The ache rises in my chest as I pass, and then my heart sinks as I sit glued in my seat. My blood runs cold as I nervously think that ‘maybe I am unforgivable’. How dirty I feel. Less than. Not quite good enough to stand next to any of the people donning their Sunday best.
I ache for closeness with Him like I once had. The only One who ever deserved my whole heart, who ever deserved my obedience and love. He was the only One who would never betray me.
I can’t remember when I had stopped talking to Him. Some call it praying. But it was more than that to me. It wasn’t rattling off a bunch of rote prayers, though that was how I had begun. We were close back then. It was like a friend that was sitting at the foot of my bed, just as real as you are reading this now. I’d talk about everything. Then listen. Oh yes, He would answer. He spoke through my intuition, I believe. Sometimes I would ask for a sign. Sometimes He would give me one: a gentle cool breeze on a hot night or a small butterfly dancing at my window just as I would ask.

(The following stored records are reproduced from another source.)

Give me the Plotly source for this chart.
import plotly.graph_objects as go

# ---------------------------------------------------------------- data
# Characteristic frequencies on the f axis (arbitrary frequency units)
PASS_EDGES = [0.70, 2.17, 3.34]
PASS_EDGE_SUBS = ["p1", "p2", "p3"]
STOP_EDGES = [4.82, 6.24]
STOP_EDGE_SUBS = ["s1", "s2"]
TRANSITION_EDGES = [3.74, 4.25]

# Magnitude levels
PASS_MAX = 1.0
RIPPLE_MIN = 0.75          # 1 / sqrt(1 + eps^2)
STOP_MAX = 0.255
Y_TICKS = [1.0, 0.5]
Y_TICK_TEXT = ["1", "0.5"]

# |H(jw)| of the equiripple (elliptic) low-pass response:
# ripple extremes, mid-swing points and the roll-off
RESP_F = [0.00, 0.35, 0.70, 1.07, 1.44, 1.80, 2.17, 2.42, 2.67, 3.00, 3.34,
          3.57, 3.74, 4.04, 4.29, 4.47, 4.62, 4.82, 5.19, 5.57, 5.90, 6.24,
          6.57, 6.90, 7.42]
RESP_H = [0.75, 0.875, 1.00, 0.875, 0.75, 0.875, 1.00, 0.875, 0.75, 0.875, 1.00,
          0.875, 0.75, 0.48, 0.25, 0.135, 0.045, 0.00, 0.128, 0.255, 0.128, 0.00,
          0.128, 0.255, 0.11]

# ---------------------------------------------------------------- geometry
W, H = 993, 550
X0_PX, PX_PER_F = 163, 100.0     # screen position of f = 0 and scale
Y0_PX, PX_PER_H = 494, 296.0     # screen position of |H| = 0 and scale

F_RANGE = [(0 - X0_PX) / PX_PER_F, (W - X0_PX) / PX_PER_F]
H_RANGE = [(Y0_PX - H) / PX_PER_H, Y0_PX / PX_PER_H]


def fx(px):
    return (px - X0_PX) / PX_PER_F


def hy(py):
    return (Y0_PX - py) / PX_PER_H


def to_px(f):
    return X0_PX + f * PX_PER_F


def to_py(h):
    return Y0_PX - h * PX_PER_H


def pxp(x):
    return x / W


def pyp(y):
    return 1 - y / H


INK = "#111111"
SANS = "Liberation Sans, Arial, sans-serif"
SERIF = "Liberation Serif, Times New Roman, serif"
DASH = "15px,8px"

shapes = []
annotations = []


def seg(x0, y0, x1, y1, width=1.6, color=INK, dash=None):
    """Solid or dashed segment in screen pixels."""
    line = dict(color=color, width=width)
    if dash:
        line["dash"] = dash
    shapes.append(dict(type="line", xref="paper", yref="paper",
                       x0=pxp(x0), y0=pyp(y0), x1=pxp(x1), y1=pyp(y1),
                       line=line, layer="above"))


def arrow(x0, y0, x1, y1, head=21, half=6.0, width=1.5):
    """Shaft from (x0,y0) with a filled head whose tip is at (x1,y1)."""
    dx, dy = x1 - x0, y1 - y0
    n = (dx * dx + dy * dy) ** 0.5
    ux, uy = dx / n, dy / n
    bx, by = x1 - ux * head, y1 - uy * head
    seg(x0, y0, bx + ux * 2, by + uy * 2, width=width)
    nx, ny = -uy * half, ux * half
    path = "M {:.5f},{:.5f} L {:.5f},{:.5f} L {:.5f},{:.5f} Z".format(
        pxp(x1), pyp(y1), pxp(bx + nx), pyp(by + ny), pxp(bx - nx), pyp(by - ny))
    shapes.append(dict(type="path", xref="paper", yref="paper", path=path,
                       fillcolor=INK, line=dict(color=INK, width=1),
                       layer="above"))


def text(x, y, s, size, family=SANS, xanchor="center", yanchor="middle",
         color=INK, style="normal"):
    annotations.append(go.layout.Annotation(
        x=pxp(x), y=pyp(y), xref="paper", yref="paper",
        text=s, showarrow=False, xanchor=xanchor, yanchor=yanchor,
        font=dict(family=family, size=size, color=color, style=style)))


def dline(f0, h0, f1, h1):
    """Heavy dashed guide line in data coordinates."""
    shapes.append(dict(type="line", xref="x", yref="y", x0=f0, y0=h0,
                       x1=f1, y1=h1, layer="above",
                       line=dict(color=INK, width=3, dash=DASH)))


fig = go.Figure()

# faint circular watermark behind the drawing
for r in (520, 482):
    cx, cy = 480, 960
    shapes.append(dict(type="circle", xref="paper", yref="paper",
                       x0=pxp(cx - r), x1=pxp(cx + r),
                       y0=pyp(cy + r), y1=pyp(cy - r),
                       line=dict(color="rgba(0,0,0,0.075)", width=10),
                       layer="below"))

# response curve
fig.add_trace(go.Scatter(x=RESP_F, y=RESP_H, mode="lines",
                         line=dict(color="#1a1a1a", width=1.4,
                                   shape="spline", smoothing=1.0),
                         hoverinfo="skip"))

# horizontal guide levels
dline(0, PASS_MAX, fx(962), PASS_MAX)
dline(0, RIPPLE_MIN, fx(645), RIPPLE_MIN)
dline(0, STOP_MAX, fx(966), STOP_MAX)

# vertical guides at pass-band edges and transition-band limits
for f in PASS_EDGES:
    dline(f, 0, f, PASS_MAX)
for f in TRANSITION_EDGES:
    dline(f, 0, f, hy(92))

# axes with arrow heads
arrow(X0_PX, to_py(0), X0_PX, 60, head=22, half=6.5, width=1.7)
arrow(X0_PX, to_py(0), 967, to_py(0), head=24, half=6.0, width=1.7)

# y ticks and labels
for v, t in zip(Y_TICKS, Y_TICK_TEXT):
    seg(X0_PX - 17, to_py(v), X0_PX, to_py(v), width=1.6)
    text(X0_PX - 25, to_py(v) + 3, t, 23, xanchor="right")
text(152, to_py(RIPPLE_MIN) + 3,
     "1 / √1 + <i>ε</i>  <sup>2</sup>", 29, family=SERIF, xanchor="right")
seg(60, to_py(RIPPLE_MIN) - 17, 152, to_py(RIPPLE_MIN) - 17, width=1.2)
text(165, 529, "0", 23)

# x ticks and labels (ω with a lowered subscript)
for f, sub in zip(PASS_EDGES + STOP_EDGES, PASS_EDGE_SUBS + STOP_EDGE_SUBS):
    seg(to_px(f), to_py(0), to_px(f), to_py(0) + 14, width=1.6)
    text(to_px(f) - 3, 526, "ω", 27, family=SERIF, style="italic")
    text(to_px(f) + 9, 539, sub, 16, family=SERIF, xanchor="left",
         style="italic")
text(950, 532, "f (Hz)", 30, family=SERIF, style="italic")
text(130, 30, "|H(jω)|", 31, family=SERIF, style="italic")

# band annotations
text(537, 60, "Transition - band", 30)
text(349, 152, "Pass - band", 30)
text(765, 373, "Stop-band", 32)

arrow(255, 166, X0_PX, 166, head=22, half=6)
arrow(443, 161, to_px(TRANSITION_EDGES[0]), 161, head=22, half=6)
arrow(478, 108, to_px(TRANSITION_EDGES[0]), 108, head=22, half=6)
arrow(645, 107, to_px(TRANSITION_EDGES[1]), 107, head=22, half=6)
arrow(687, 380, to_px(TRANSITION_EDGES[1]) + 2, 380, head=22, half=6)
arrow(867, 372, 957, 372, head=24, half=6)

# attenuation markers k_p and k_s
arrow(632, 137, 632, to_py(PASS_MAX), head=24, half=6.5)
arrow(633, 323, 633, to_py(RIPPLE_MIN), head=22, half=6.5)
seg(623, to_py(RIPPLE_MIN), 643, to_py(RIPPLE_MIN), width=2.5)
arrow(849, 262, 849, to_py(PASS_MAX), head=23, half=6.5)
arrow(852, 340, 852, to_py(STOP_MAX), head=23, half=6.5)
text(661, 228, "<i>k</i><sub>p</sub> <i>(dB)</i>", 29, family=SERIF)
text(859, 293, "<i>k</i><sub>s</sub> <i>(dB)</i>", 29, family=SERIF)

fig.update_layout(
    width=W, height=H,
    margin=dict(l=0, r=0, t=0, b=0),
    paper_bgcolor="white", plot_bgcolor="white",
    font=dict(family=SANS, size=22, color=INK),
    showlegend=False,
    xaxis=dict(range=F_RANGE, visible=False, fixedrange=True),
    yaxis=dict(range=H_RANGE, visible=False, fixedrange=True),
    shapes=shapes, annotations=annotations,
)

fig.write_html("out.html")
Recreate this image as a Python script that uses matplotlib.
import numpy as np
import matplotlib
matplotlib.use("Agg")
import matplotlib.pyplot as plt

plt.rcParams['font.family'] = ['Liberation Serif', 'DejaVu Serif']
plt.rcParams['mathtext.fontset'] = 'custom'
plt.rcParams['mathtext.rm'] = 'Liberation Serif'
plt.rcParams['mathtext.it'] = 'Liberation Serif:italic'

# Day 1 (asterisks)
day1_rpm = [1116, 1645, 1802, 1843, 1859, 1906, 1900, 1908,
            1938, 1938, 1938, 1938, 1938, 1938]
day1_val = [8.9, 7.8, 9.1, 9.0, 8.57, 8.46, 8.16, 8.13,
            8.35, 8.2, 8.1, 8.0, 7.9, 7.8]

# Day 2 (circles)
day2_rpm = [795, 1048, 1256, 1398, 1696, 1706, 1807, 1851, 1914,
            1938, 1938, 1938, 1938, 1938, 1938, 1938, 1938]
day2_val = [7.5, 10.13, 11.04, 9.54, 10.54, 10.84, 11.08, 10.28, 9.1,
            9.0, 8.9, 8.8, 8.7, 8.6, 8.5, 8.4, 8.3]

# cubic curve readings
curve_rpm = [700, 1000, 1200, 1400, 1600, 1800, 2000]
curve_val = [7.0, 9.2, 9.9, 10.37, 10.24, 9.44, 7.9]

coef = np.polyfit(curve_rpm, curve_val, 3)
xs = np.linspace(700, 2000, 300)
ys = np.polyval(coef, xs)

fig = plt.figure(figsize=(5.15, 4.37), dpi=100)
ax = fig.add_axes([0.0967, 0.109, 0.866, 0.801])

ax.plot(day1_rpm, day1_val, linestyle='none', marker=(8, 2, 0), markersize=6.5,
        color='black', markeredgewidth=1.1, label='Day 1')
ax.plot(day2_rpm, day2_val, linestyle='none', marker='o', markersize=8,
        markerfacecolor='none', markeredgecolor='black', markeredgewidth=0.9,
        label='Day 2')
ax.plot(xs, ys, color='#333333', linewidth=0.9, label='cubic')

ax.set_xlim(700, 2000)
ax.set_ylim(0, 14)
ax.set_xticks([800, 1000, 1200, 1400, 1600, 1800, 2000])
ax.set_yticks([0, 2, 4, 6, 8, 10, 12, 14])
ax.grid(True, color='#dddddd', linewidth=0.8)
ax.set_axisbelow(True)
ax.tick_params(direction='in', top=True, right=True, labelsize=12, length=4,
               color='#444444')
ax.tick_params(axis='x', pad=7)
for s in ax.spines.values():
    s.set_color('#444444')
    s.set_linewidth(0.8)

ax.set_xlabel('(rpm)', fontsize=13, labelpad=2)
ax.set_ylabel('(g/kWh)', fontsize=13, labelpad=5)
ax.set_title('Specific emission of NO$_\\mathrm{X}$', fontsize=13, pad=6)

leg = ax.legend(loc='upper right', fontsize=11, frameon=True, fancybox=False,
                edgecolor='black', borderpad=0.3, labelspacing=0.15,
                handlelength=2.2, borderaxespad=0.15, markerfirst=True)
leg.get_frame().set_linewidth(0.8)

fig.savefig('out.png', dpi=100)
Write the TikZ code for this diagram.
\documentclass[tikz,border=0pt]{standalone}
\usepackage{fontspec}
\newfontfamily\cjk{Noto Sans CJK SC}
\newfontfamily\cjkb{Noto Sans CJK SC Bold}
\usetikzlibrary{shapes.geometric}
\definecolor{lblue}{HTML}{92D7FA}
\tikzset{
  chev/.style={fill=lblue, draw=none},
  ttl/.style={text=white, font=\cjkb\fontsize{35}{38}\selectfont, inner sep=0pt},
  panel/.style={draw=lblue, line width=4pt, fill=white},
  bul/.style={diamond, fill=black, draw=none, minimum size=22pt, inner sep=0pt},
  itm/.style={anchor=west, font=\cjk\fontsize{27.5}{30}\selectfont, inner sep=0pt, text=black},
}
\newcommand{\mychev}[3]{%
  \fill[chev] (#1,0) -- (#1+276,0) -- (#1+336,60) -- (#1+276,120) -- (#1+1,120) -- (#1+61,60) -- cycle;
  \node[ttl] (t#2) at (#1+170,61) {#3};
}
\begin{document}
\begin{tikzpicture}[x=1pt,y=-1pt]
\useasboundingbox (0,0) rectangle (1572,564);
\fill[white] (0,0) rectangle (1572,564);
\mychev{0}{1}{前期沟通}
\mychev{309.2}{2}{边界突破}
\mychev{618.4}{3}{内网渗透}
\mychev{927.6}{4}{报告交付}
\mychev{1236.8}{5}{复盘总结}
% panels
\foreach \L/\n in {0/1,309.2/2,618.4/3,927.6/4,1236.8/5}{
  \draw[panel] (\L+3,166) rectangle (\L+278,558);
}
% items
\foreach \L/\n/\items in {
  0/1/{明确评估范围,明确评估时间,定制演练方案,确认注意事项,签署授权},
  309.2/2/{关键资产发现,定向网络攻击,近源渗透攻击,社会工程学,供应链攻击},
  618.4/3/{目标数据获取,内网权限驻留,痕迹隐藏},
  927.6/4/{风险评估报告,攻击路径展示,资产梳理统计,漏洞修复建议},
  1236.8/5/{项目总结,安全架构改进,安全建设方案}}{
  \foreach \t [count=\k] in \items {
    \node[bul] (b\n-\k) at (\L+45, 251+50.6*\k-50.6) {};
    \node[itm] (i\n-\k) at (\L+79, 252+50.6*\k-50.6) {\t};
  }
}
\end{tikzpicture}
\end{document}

I had stopped going to church. No one particular reason really and not in anger either. Then a few years later I had stopped praying. Other things had seemed to take precedence. It was like one day He was just gone. You see, it wasn’t an event, rather it was more of a process. Like most good things in life that slip away.
When I tried praying again? it felt empty and perfunctory like I was running through mathematical computations. Something was severed. And I knew it hadn’t been severed by Him. That pain of knowing what I lost has been unbearable. The emptiness, nothing thus far can fill.
A thousand miles I have strayed off that chosen path on which I should have tread, maybe more. It is easy to get lost out there in the darkness. Still easier to stay lost.
I don’t know how I will get back to Him. I’m so far off course and a compass rose made only of hope in my grip. I hope that He finds it in His heart, to forgive me. Hope that this prodigal daughter can come home. Hope that lost Faith will be found.